EXERCISE REQUIREMENTS
With pictures left out, extract every line between the start of the records below and the line holding "Serif', 'Times New", inclusive.

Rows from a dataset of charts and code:
_ _ _

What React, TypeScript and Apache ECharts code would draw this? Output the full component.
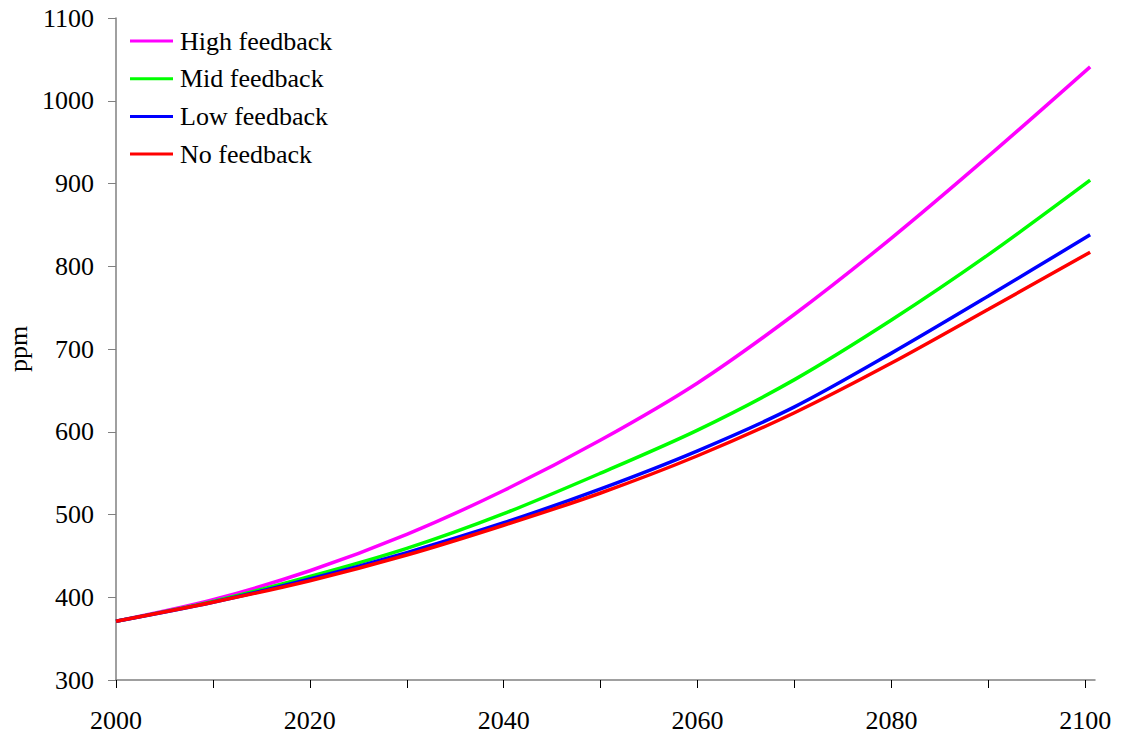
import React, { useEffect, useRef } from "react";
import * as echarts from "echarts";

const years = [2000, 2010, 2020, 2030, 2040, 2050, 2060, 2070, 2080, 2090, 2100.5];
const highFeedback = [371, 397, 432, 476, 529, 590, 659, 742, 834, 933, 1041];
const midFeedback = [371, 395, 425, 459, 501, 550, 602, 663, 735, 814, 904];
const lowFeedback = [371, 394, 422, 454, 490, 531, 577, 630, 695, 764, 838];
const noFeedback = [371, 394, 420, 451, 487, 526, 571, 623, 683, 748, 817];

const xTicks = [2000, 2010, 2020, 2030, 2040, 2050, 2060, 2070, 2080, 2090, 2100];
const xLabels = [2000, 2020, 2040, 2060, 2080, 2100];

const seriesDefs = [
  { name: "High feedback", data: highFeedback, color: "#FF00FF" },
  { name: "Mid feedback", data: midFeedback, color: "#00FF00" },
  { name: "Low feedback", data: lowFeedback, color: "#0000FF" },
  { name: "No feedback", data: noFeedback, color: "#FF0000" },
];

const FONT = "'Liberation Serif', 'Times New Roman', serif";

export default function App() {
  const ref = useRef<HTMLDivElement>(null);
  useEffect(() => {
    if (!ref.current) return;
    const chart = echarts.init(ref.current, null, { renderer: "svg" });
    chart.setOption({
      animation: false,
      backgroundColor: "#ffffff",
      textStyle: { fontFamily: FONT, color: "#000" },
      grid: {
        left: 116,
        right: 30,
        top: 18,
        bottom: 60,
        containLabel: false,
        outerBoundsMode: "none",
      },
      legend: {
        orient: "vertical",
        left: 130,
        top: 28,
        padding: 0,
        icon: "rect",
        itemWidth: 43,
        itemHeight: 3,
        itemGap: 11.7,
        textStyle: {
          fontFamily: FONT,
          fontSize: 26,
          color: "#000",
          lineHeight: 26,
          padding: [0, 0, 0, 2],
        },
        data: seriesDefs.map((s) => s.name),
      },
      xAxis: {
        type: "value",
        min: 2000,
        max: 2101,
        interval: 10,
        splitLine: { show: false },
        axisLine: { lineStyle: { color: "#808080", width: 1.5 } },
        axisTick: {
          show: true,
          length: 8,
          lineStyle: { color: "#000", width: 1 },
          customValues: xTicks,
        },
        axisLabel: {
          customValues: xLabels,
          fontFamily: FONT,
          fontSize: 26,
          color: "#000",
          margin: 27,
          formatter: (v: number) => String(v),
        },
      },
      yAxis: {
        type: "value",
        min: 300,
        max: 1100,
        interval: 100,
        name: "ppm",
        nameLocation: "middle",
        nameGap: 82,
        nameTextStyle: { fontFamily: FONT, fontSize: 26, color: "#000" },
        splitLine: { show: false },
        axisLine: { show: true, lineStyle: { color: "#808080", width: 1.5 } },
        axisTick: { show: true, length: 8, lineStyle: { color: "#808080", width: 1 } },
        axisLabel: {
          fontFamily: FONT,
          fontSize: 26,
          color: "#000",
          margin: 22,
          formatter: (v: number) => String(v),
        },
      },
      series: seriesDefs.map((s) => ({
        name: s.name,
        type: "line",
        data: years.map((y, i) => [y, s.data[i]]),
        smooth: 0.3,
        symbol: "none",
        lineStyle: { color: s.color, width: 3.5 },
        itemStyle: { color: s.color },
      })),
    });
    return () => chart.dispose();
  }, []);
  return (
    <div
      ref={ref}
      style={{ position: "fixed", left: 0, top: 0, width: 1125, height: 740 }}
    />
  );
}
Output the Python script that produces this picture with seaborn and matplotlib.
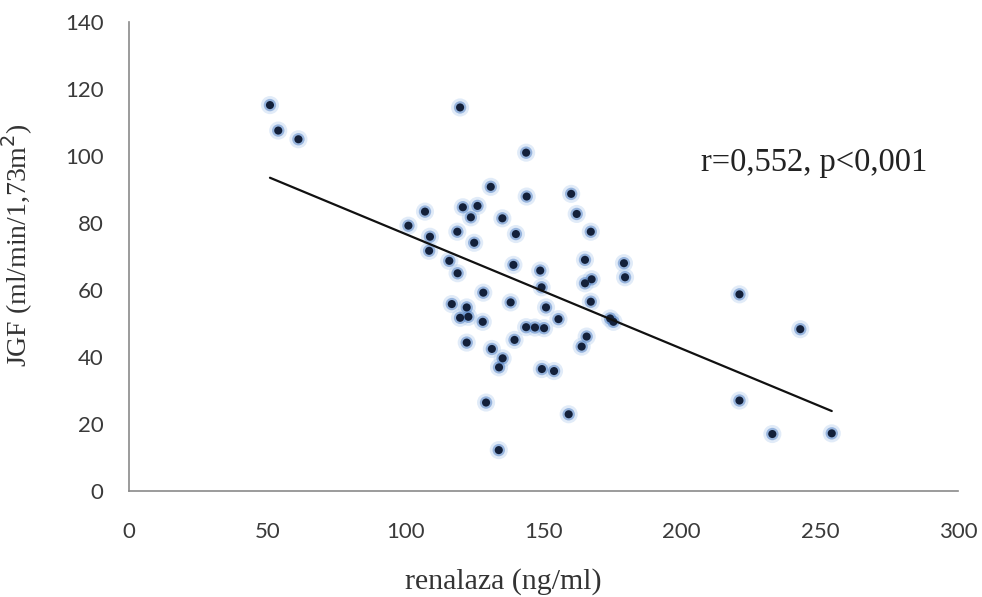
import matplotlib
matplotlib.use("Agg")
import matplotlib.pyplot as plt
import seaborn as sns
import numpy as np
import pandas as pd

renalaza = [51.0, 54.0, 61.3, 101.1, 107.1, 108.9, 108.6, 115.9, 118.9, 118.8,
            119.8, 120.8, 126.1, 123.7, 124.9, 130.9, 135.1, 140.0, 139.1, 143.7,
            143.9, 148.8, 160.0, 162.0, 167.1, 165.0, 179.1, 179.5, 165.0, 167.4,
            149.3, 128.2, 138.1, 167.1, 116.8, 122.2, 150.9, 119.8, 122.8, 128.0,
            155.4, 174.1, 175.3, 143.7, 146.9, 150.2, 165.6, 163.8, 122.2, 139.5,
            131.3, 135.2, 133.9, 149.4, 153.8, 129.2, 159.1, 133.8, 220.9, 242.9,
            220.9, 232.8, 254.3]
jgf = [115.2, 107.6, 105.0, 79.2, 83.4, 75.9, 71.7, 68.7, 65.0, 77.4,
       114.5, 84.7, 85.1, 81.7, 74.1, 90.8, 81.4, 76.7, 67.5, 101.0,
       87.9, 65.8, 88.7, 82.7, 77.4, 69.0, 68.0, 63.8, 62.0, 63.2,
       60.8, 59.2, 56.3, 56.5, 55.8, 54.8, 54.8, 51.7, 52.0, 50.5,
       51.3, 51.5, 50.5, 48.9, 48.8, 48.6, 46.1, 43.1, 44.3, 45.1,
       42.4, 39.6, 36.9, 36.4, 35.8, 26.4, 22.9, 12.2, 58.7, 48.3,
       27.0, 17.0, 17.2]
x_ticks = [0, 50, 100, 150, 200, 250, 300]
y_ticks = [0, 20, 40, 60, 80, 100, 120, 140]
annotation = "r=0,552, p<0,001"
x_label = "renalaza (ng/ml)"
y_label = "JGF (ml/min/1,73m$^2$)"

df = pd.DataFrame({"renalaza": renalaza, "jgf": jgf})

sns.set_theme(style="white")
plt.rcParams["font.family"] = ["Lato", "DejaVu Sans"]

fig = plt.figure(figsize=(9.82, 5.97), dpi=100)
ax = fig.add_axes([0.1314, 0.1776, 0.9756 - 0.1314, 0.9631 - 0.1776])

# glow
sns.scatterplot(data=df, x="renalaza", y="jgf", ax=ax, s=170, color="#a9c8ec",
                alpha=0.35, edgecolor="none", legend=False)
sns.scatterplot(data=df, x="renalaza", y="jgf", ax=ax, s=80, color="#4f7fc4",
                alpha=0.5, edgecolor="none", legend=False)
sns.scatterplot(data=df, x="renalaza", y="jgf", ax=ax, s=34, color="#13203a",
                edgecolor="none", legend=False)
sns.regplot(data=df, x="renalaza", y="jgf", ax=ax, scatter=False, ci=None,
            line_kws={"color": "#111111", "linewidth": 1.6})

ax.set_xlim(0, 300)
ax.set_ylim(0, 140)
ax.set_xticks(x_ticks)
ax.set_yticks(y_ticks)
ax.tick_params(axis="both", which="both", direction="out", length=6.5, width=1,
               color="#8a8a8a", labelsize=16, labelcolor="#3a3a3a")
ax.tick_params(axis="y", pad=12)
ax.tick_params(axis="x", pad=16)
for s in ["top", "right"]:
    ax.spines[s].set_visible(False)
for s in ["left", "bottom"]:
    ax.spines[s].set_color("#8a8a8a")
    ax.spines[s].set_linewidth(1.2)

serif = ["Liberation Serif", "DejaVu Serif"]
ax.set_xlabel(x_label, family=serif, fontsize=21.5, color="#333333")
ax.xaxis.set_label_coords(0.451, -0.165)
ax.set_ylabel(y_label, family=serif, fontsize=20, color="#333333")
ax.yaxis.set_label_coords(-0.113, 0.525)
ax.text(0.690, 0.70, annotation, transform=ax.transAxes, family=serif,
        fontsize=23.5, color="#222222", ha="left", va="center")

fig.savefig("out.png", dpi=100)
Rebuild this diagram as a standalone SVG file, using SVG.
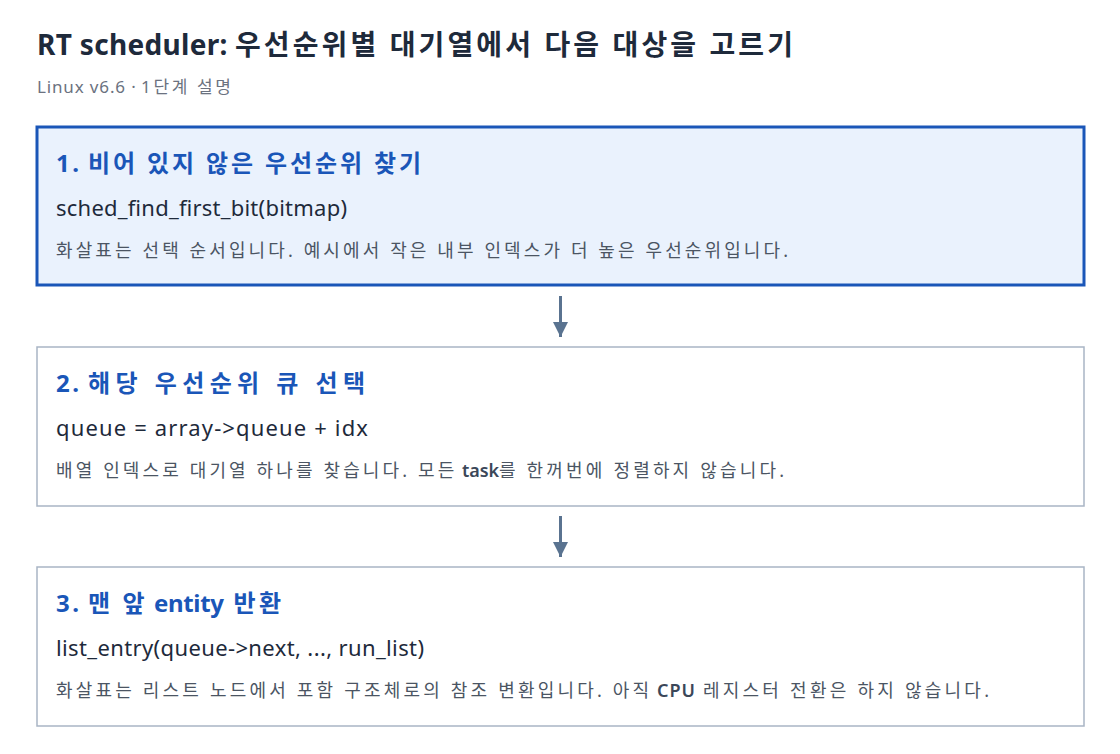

_ _ _

OUTPUT FOR THIS EXERCISE
What React, TypeScript and Apache ECharts code would draw this? Output the full component.
import React, { useEffect, useRef } from "react";
import * as echarts from "echarts";

const years = [2000, 2010, 2020, 2030, 2040, 2050, 2060, 2070, 2080, 2090, 2100.5];
const highFeedback = [371, 397, 432, 476, 529, 590, 659, 742, 834, 933, 1041];
const midFeedback = [371, 395, 425, 459, 501, 550, 602, 663, 735, 814, 904];
const lowFeedback = [371, 394, 422, 454, 490, 531, 577, 630, 695, 764, 838];
const noFeedback = [371, 394, 420, 451, 487, 526, 571, 623, 683, 748, 817];

const xTicks = [2000, 2010, 2020, 2030, 2040, 2050, 2060, 2070, 2080, 2090, 2100];
const xLabels = [2000, 2020, 2040, 2060, 2080, 2100];

const seriesDefs = [
  { name: "High feedback", data: highFeedback, color: "#FF00FF" },
  { name: "Mid feedback", data: midFeedback, color: "#00FF00" },
  { name: "Low feedback", data: lowFeedback, color: "#0000FF" },
  { name: "No feedback", data: noFeedback, color: "#FF0000" },
];

const FONT = "'Liberation Serif', 'Times New Roman', serif";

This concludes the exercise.